Projects & Programs
Temperature and Water Quality Modeling of Lake Billy Chinook, Oregon
The construction of Round Butte Dam and creation of Lake Billy Chinook on the Deschutes River in Central Oregon affected the downstream migratory fish passage of juvenile salmonids. Fish passage was discontinued in the late 1960s due to ineffective downstream passage. As part of the current re-licensing process, Portland General Electric is attempting to re-establish fish passage at Round Butte Dam.
PNNL staff set up and calibrated the two-dimensional Box Exchange Transport Temperature Ecology Reservoir (BETTER) model developed by the Tennessee Valley Authority to simulate water quality and the development of temperature stratification and mixing among three branches of the Lake Billy Chinook reservoir. Application of the calibrated temperature model and coupling the model to a three-dimensional hydrodynamic model allowed the evaluation of various proposed flow modification structures on reservoir stratification and circulation. The immediate goal of the project was to identify the modification(s) most favorable to the downstream passage of juvenile salmon through the project. The ultimate goal is the restoration of anadromous fish runs to the upper tributary reaches of the Deschutes River above the project.

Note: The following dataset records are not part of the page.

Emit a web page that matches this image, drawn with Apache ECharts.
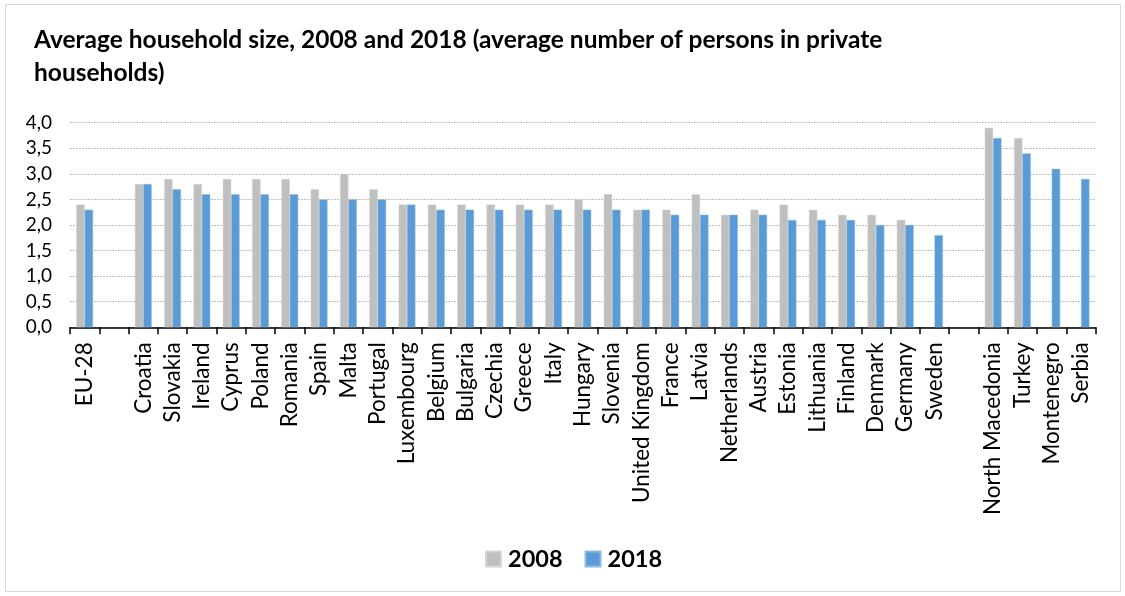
<!DOCTYPE html>
<html>
<head>
<meta charset="utf-8">
<script src="https://cdn.jsdelivr.net/npm/echarts@6/dist/echarts.min.js"></script>
<style>
html,body{margin:0;padding:0;background:#fff;}
#chart{width:1125px;height:596px;}
</style>
</head>
<body>
<div id="chart"></div>
<script>
const categories = ['EU-28','', 'Croatia','Slovakia','Ireland','Cyprus','Poland','Romania','Spain','Malta','Portugal','Luxembourg','Belgium','Bulgaria','Czechia','Greece','Italy','Hungary','Slovenia','United Kingdom','France','Latvia','Netherlands','Austria','Estonia','Lithuania','Finland','Denmark','Germany','Sweden','', 'North Macedonia','Turkey','Montenegro','Serbia'];
const values2008 = [2.4,null, 2.8,2.9,2.8,2.9,2.9,2.9,2.7,3.0,2.7,2.4,2.4,2.4,2.4,2.4,2.4,2.5,2.6,2.3,2.3,2.6,2.2,2.3,2.4,2.3,2.2,2.2,2.1,null,null, 3.9,3.7,null,null];
const values2018 = [2.3,null, 2.8,2.7,2.6,2.6,2.6,2.6,2.5,2.5,2.5,2.4,2.3,2.3,2.3,2.3,2.3,2.3,2.3,2.3,2.2,2.2,2.2,2.2,2.1,2.1,2.1,2.0,2.0,1.8,null, 3.7,3.4,3.1,2.9];
const seriesNames = ['2008','2018'];
const yTicks = {min: 0, max: 4, interval: 0.5};

const chart = echarts.init(document.getElementById('chart'), null, {renderer:'canvas'});
const FONT = 'Lato';
chart.setOption({
  animation: false,
  backgroundColor: '#ffffff',
  title: {
    text: 'Average household size, 2008 and 2018 (average number of persons in private\nhouseholds)',
    left: 29, top: 19,
    textStyle: {fontFamily: FONT, fontWeight: 'bold', fontSize: 24.5, color: '#000', lineHeight: 33}
  },
  legend: {
    data: seriesNames,
    left: 485, top: 547, padding: 0,
    itemWidth: 15, itemHeight: 15, itemGap: 22,
    icon: 'rect',
    textStyle: {fontFamily: FONT, fontWeight: 'bold', fontSize: 23.5, color: '#000', padding: [0,0,0,2]}
  },
  grid: {left: 70, right: 29.3, top: 122.7, bottom: 268.7, containLabel: false},
  xAxis: {
    type: 'category',
    data: categories,
    boundaryGap: true,
    axisLine: {lineStyle: {color: '#000', width: 1.5}},
    axisTick: {show: true, alignWithLabel: false, length: 7, interval: 0, lineStyle: {color: '#000', width: 1.5}},
    axisLabel: {interval: 0, rotate: 90, margin: 15, fontFamily: FONT, fontSize: 22.5, color: '#000'}
  },
  yAxis: {
    type: 'value',
    min: yTicks.min, max: yTicks.max, interval: yTicks.interval,
    axisLine: {show: false},
    axisTick: {show: false},
    axisLabel: {margin: 18, fontFamily: FONT, fontSize: 19, color: '#000',
      formatter: v => v.toFixed(1).replace('.', ',')},
    splitLine: {show: true, lineStyle: {color: '#BFBFBF', type: [2,1], width: 1}}
  },
  series: [
    {name: seriesNames[0], type: 'bar', data: values2008, barWidth: 8.4, barGap: '0%',
     itemStyle: {color: '#BFBFBF', borderColor: '#D6D6D6', borderWidth: 0.5}},
    {name: seriesNames[1], type: 'bar', data: values2018, barWidth: 8.4, barGap: '0%',
     itemStyle: {color: '#5B9BD5', borderColor: '#8DBAE3', borderWidth: 0.5}}
  ],
  graphic: [{
    type: 'rect', shape: {x: 5.5, y: 4.5, width: 1115, height: 587},
    style: {fill: 'none', stroke: '#D9D9D9', lineWidth: 1}, silent: true, z: -1
  }]
});
</script>
</body>
</html>
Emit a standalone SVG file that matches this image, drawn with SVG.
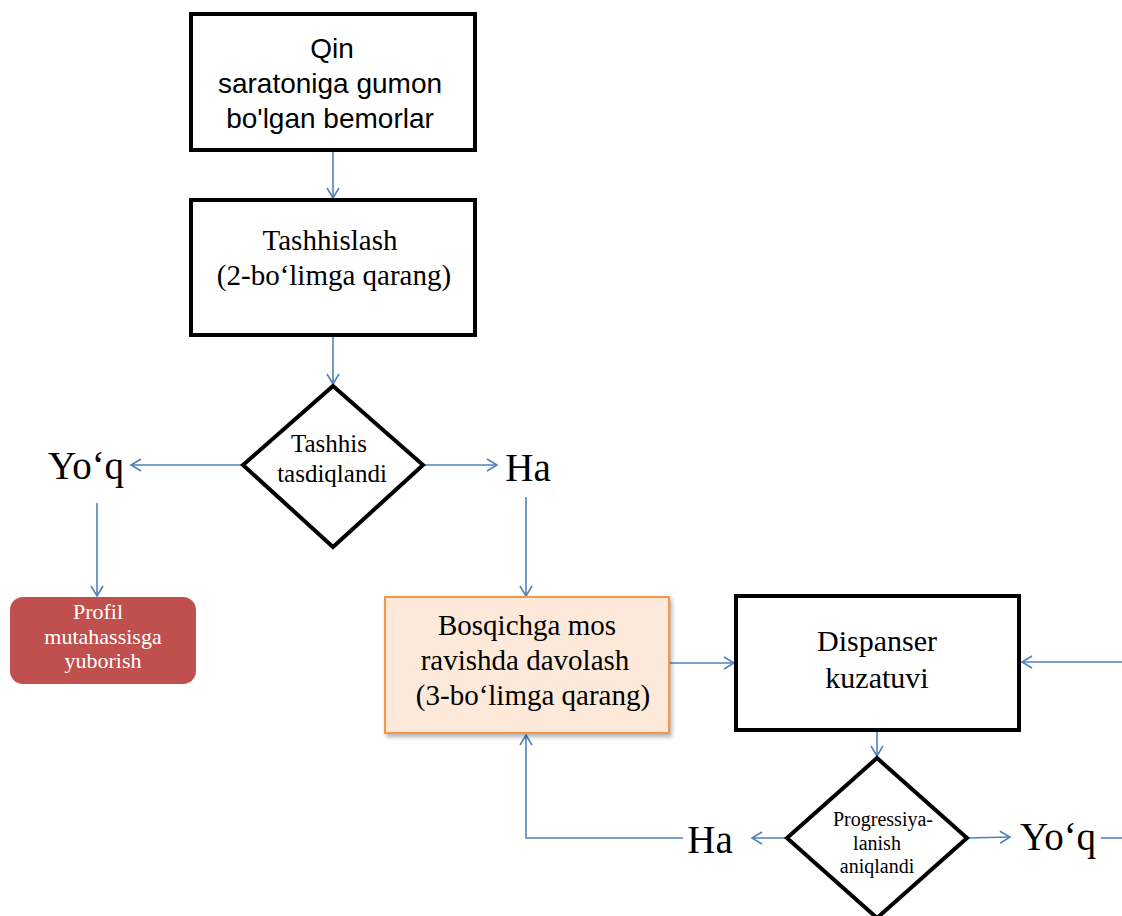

The calibrated temperature model successfully simulated the development of stratification and mixing patterns observed during water quality studies conducted in 1995. Simulation of four reservoir flow modification alternatives using the calibrated model and 1995 conditions indicated that the hydrothermal behavior of the reservoir could be significantly modified. Three of the simulated alternatives (surface withdrawal and two curtain alternatives) resulted in conditions that would likely be more favorable to downstream fish passage. A fourth alternative (permanent drawdown) produced stratification patterns that were very similar to the existing reservoir condition. The model also successfully simulated the water quality parameters such as dissolved oxygen (DO), pH, nutrients and algal concentrations. The model was used to demonstrate that modification of hydrothermal behavior using selective withdrawal would not adversely impact in-lake or discharge water quality. The lake would hold an increased volume of cooler water with higher DO concentrations, thereby improving the health of the system.
Project Highlights:
- The calibrated water quality model successfully simulated de-stratification and formation of epilimnion in the summer
- The water quality model successfully reproduced annual cycles of DO, pH and algal growth
- The model was used to design an alternative "selective withdrawal" that would allow compliance with temperature and water quality (DO, pH) criteria
- The model was used to demonstrate the effectiveness of selective withdrawal in improving in-lake DO and lower temperatures in the summer.